Con todo, su desarrollo se limita a ser una aventura sin freno, una escena de acción de dos horas llena de giros, robos, carreras, traiciones y algún tiro de bláster aquí y allá. Pero más allá del nervio no existen hallazgos narrativos ni visuales –como los que sí vimos en Star Wars: Los últimos Jedi-. Y sus bienintencionados conatos de comedia de acción weird –esa aparición exagerada de una criatura de aspecto lovecraftiano-, brillan lo justo para recordarnos qué hubieran podido hacer Lord y Miller, dos realizadores veinte años más jóvenes que Howard.

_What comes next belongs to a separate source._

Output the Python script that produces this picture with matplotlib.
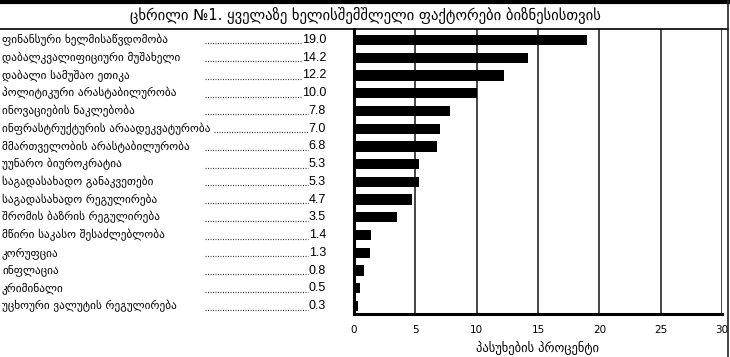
import matplotlib
matplotlib.use('Agg')
import matplotlib.pyplot as plt
from matplotlib.lines import Line2D

title = 'ცხრილი №1. ყველაზე ხელისშემშლელი ფაქტორები ბიზნესისთვის'
factors = [
    'ფინანსური ხელმისაწვდომობა',
    'დაბალკვალიფიციური მუშახელი',
    'დაბალი სამუშაო ეთიკა',
    'პოლიტიკური არასტაბილურობა',
    'ინოვაციების ნაკლებობა',
    'ინფრასტრუქტურის არაადეკვატურობა',
    'მმართველობის არასტაბილურობა',
    'უუნარო ბიუროკრატია',
    'საგადასახადო განაკვეთები',
    'საგადასახადო რეგულირება',
    'შრომის ბაზრის რეგულირება',
    'მწირი საკასო შესაძლებლობა',
    'კორუფცია',
    'ინფლაცია',
    'კრიმინალი',
    'უცხოური ვალუტის რეგულირება',
]
percent = [19.0, 14.2, 12.2, 10.0, 7.8, 7.0, 6.8, 5.3, 5.3, 4.7, 3.5, 1.4, 1.3, 0.8, 0.5, 0.3]
xticks = [0, 5, 10, 15, 20, 25, 30]
xlabel = 'პასუხების პროცენტი'

W, H = 730, 357
fig = plt.figure(figsize=(W / 100, H / 100), dpi=100)
fig.patch.set_facecolor('white')

# axes box in pixels
x0, x1, y_top, y_bot = 354, 722, 29, 314
ax = fig.add_axes([x0 / W, 1 - y_bot / H, (x1 - x0) / W, (y_bot - y_top) / H])

pos = list(range(len(factors)))
ax.barh(pos, percent, height=0.58, color='black', zorder=3)
ax.set_xlim(0, 30)
ax.set_ylim(15.45, -0.62)
ax.set_xticks(xticks)
ax.set_xticklabels([str(t) for t in xticks], fontsize=7.5)
ax.set_yticks([])
ax.tick_params(axis='x', length=0, pad=8)
ax.grid(axis='x', color='#444444', linewidth=1.4, zorder=1)
for s in ['top', 'right']:
    ax.spines[s].set_visible(False)
ax.spines['left'].set_linewidth(2.2)
ax.spines['bottom'].set_linewidth(2.2)
ax.spines['left'].set_zorder(4)
ax.set_xlabel(xlabel, fontsize=9, labelpad=4)

# labels and values on the left
names = []
vals = []
ys = []
for i, (name, val) in enumerate(zip(factors, percent)):
    ypix = y_top + (i + 0.62) * (y_bot - y_top) / 16.07
    yf = 1 - ypix / H
    ys.append(yf)
    names.append(fig.text(2 / W, yf, name, fontsize=8.1, va='center', ha='left'))
    vals.append(fig.text(326 / W, yf, '%.1f' % val, fontsize=9, va='center', ha='right',
                         color='black', family='Liberation Sans'))

# dotted leaders between label and value
fig.canvas.draw()
r = fig.canvas.get_renderer()
for n, t, yf in zip(names, vals, ys):
    xs = max(205, n.get_window_extent(r).x1 + 3)
    xe = t.get_window_extent(r).x0 - 1
    yl = yf - 3.5 / H
    fig.add_artist(Line2D([xs / W, xe / W], [yl, yl], color='#333333',
                          linewidth=0.9, linestyle=(0, (0.8, 1.2))))

# title and frame
fig.text(365 / W, 1 - 15 / H, title, fontsize=10.5, ha='center', va='center')
fig.add_artist(Line2D([0, 1], [1 - 1.5 / H, 1 - 1.5 / H], color='black', linewidth=3))
fig.add_artist(Line2D([0, 728 / W], [1 - 29 / H, 1 - 29 / H], color='black', linewidth=1.2))
fig.add_artist(Line2D([728 / W, 728 / W], [0, 1], color='#222222', linewidth=1.2))

fig.savefig('out.png', dpi=100)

Adiós a la épica (por fin)

Sin embargo, todo lo dicho hasta ahora podría jugar a favor del film si libramos a la saga creada por George Lucas del peso supuestamente trascendental que tiene dentro de la cultura pop actual. Si vemos Han Solo: una historia de Star Wars con los ojos con los que analizamos cualquier blockbuster de temporada podríamos ver en él, sin demasiados problemas, un efectivo y poco pretencioso entretenimiento.

La película se desembaraza conscientemente de la épica del monomito presente en todos y cada uno de los episodios que conforman la saga. Pero también en los que no: baste recordar la forzada grandiosidad del tercer acto de un spin-off  tan barroco como Rogue One para darnos cuenta.

Por una vez, aquí no se juega el destino del universo. No hay batallas eternas entre el bien y el mal ni se dirimen debates ancestrales. Lo único que hay en juego, constantemente, es la supervivencia de cuatro buscavidas canallas, aventureros espaciales sin más movidos por el dinero y –como a la antigua usanza-, la amistad.

Si vamos a ver una película de Star Wars al año, como parece que así va a ser en el próximo lustro, la saga necesita transitar nuevos terrenos. Explorar planetas desconocidos y abrazar la diversidad galáctica sin miedo a equivocarse, a meter la pata, o a ofrecer productos más triviales. En este sentido, Han Solo es un agradecido verso suelto dentro de la épica de Star Wars.